Duric: I think Doug saw that uncrossable boundary too -- he and Lewis were friends before Lewis was trapped in his catatonia, and he tried to continue that friendship afterwards. What happened to Lewis haunts them both, since they were the investigating officers of the case, and they carried their failure to fully solve it, together.

Elena seems to have the hardest time with shapeshifting, not that any of them had an easy time with it, but she's the only love trigger we really explore. Would you guys say that love triggers typically have the hardest time? Or is that something that Elena just had a really, really tough time with?
Duric: I would say that probably Elena had a really, really tough time with it because I think people's, sort of relationships have a -- what love means can be really, really different. And I think for Elena, the fall out of love being her trigger was quite sort of catastrophic. She carries that guilt around with her. So, I would say that if another shifter potentially had love as a trigger it could be a very, very different experience for them.

Elkington: They also talk about shifting as a fight or flight mechanism. If you have a negative trigger like June such as fear, or, if you have a trigger like anger, then actually there's something about taking on someone else's body in a moment of danger or fear that has a positive development. There's something very tragic about love being your trigger because the moment that you want to connect with somebody in a positive way, and be with them as yourself, is the moment that you lose yourself and potentially harm them.

Netflix's The Innocents Looks Insanely Good in This Exciting New Trailer

Finally, do you know what Harry and June's actual plan was when they sped off that ferry, or where they might've been going? Were they sort of flying by the seat of their pants per usual? Duric: I thought they were going to go on a huge European rode trip. That was always my guess.

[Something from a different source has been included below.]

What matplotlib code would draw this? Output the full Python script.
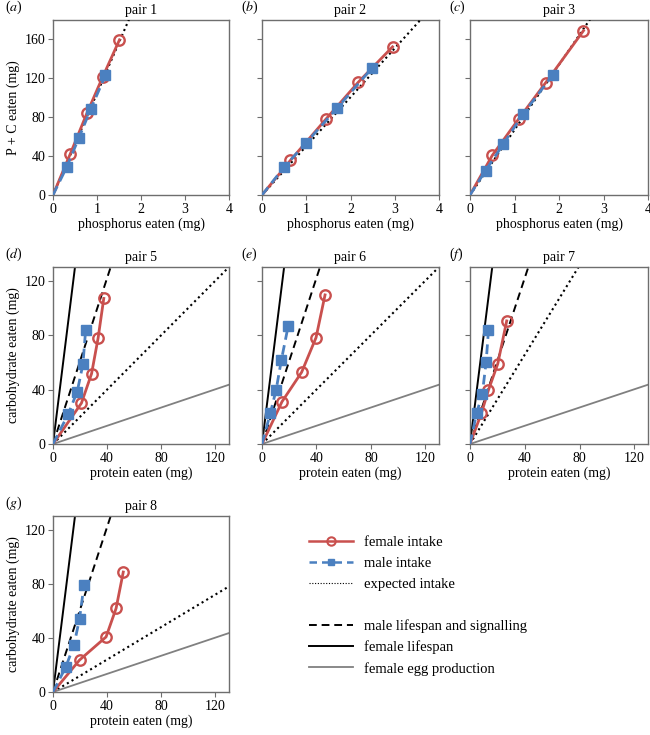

Elkington: I think that what's quite lovely about Episode 8 is that, even in Episode 1, to be fair, their plan wasn't that well formed. It was enough for them that they were breaking with their families, despite the fact that they had defected life. It was a big thing for them to do that. They had this idea just to get to the city and start a new life and be together and in a way that survived all of these horrors and obstacles as the series. And it's still there enough today. They just want to be together they want to get the hell away from their families and just start again.

There's this kind of innocent, hopeful and, yes, quite naïve love at the center of it in [Season] 1. And it's quite beautiful to know that that [love] survived all of the trauma, even if it then is cut short.

The Innocents is now streaming on Netflix.